Fast forward a few hours. I've missed my hair appointment, my kitchen is not yet half-painted, me crawling behind the refrigerator, paint roller in hand, balancing a tray of paint in my lap. This is taking so much longer than I thought it would. It's hot. They keep repeating the same news on the radio: Michael Jackson is still dead. Once upon a time, my fourth-grade class did aerobics to "Thriller" in the cafeteria. No telling who fathered those children, and why he chose Debbie Rowe, anyhow. Tootie, on The Facts of Life, once claimed she needed eight hours of sleep, nine if she's dreaming about Michael Jackson. Sanford is still trying to fall back in love with his wife. Life is like that. Spouses, unlike Argentine soul mates, can be hard to love. Michael Jackson was fifty when he died; I'm thirty-five. He was fifteen years old, somewhere, already famous, already damaged (probably), when I was born.
The report from camp is not good. Almost-three is throwing rocks at almost-seven and almost-sixteen. My husband sounds discouraged on the phone. Really discouraged. Like he's trying to fall back in love with someone. Or like, these kids? They could be anyone's kids, right? This could be anyone's house I'm painting. Hours pass.
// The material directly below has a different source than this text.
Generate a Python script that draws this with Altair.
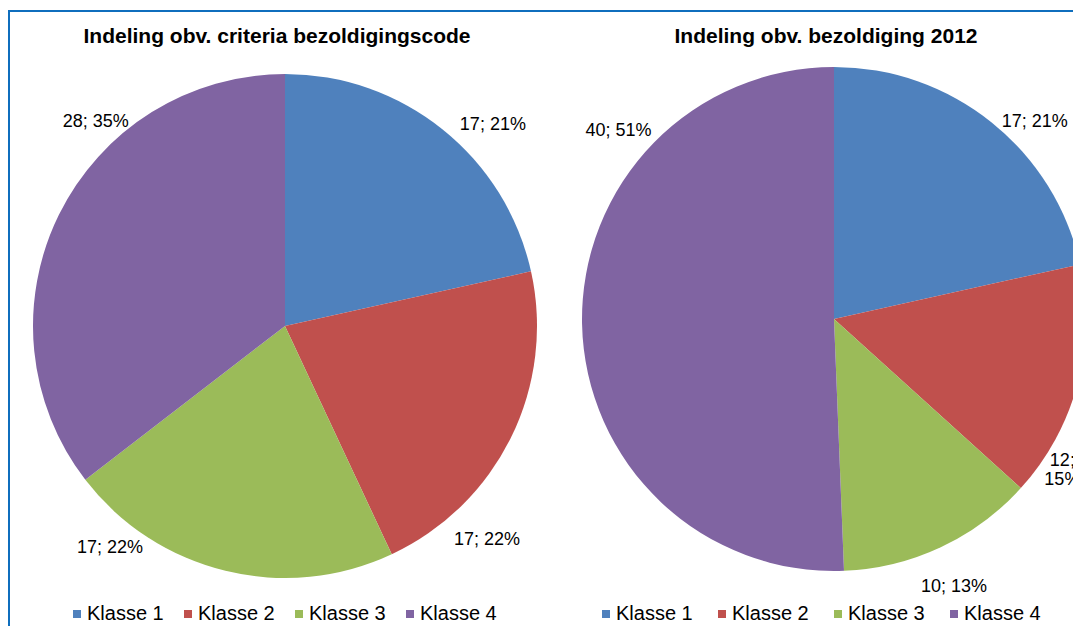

By one a.m., I've finished one coat in the kitchen, started the living room, hated the color, but kept on painting because, by now, I can't stop. I've turned off the radio, but now the TV's on and Reese Witherspoon is going to law school. But then, I do stop. Behind the television, I just drop the roller into its pan. That's it. I'm thirty-five. The fumes from the paint and the chocolate-chip cookie I ate for lunch-dinner combined have made me nauseous and weak. I cover the paint trays in Saran Wrap, stumble upstairs, take a shower, and go to bed with my hair wet.
Of course, there's no writing in the morning. I'll start a new book, but it won't happen today. What I do do is wake up at five, start some coffee, peel back the Saran wrap.
What's happened to me? Sure, I am exhausted. Much older than the last time I attempted a marathon painting-weekend, back when we first moved into the house, at twenty-six. Which is also, by coincidence, about the same time I started the writing. And, mean the writing. The habitual writing, what I do now. Thirty-five. My book is finished. I haven't married Michael Jackson, or even thought much about him in more than twenty years.
This is a new day, and the world has already moved on to new stories. My dad, that familiar knight in shining armor, shows up at eight with his own paint brush and a cup of coffee from McDonalds. He takes one look at me, says, you need to rest a little. Okay. But first, I tell him a few bits of Michael Jackson trivia. Remember, I've been up all night. Breathing paint. Eating nothing but a single cookie. My dad, good guy, shrugs--what does he care about Michael Jackson? But then admits: The guy could really dance, couldn't he?
Still drunk on exhaustion, a dehydration-headache thumping against the inside of my skull, I make my own confession: I finished my book. There, that's it. That's what's wrong with me. Worse than the trembly-weakness and the odd delayed grieving for a man who was, at least to me on that day, more of a tragedy than a celebrity, that's it. I finished my book.
Now, I'm going to have to clear my head. Begin that hideous quest: I need to find an agent. Or try. Take a nap. Put my family back together when they return from the woods. Push the furniture back in place.
But there's more. What's harder than any of this, the thing I have before me. I have to go back, to a different time, start fresh and yet also weary, oh, so weary. The writing, this book, has made me better--that's what habitual writing does. It makes you better. But, it also inflects its wounds. Makes the task in front of me one I've conquered before, and yet, still, I'm timid, newly terrified. What I have to do is let the paint dry, eat a decent meal, take a deep breath, and try to fall in love again.